I am trying to better understand the performance implications of using mutable structs. My actual use case is similar to the Optim package of storing a state variable that will change every iteration (such as https://github.com/JuliaNLSolvers/Optim.jl/blob/master/src/multivariate/solvers/first_order/cg.jl).

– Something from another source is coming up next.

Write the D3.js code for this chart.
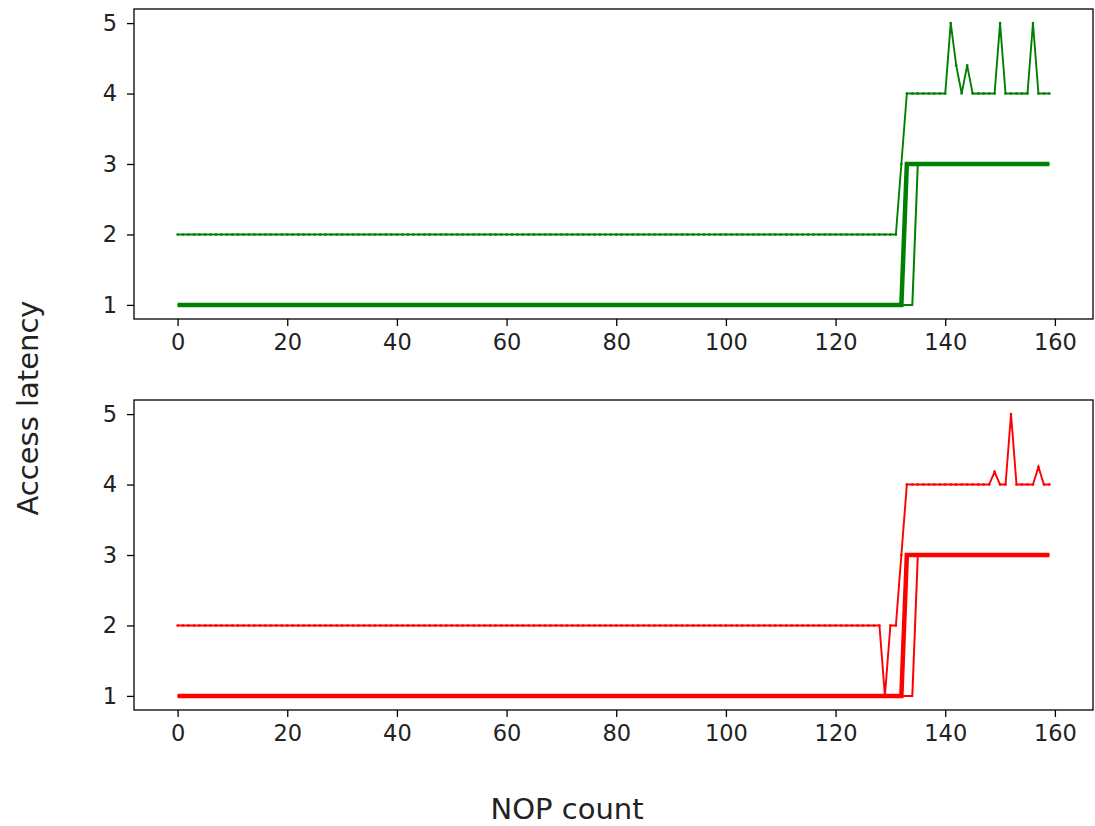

My concern is that accessing variables in a structure is more expensive than if those variables were direct inputs to a function. I am still learning the details of @btime
, so the code below shows options with and without interpolating the variables and with the referencing and dereferencing trick from the BenchmarkTools documentation (GitHub - JuliaCI/BenchmarkTools.jl: A benchmarking framework for the Julia language).
MWE of a mix of functions with typed vs. non-typed inputs and the inputs being structs or direct variables.
using BenchmarkTools
mutable struct mystruct
myint::Int
mysym::Symbol
end
mutable struct mystruct_nottyped
myint
mysym
end
s = mystruct(1, :randomsymbol)
s_nottyped = mystruct_nottyped(1, :randomsymbol)
function accessfromstruct(s::mystruct)
res = 0 # this should allocate an int
for _ = 1:100 # force the function to take longer
if s.mysym == :randomsymbol # testing reading a field in the structure
res += 1
s.myint += res # testing setting a field in the structure
end
end
return res, s
end
function accessfromstruct_nottyped(s) # same as above, but input to function is not typed
res = 0
for _ = 1:100
if s.mysym == :randomsymbol
res += 1
s.myint += res
end
end
return res, s
end
accessfromstruct(s) # precompile
accessfromstruct_nottyped(s); accessfromstruct_nottyped(s_nottyped)
@btime accessfromstruct(s) # 143 ns, 0 bytes
@btime accessfromstruct_nottyped(s) # 54 ns, 16 bytes
@btime accessfromstruct_nottyped(s_nottyped) # 2.8 us, 1.6 KB
# it makes sense the last one is the worst since nothing is typed
# but why is the second faster than the first?
@btime accessfromstruct($s) # 31 ns, 0 bytes
@btime accessfromstruct_nottyped($s) # 31 ns, 0 bytes
@btime accessfromstruct_nottyped($s_nottyped) # 2.8 us, 1.6 KB
function accessdirectly(i::Int, s::Symbol)
res = 0
for _ = 1:100
if s == :randomsymbol
res += 1
i += res
end
end
return res, i
end
mysym = :randomsymbol; myint = 1
accessdirectly(myint, mysym)
@btime accessdirectly(myint, mysym) # 4 ns, 0 bytes
@btime accessdirectly($(Ref(myint))[], $(Ref(mysym))[]) # 1 ns, 0 bytes
function accessdirectly_nottyped(i, s)
res = 0
for _ = 1:100
if s == :randomsymbol
res += 1
i += res
end
end
return res, i
end
accessdirectly_nottyped(myint, mysym)
@btime accessdirectly_nottyped(myint, mysym) # 18 ns, 32 bytes
@btime accessdirectly_nottyped($myint, $mysym) # 1 ns, 0 bytes
@btime accessdirectly($(Ref(myint))[], $(Ref(mysym))[]) # 1 ns, 0 bytes
Specific points and questions:
- Since the function is allocating, I am guessing any btime result with 0 allocations is not properly measured
- The most concerning comparison to me is
@btime accessfromstruct_nottyped(s) # 54 ns, 16 bytes
versus
@btime accessdirectly_nottyped(myint, mysym) # 18 ns, 32 bytes
.
If both functions are not typed, why does using the struct lead to longer run-time? - Ideally, I’d like to use something like
accessfromstruct(s)
where the struct fields are typed and the function inputs are too. I’m not sure I’m running btime correctly for that case, but the typed function with typed, non-struct inputs (@btime accessdirectly(myint, mysym)
) might do better than the typed function with a typed, struct input. Is there a better way to test these with btime?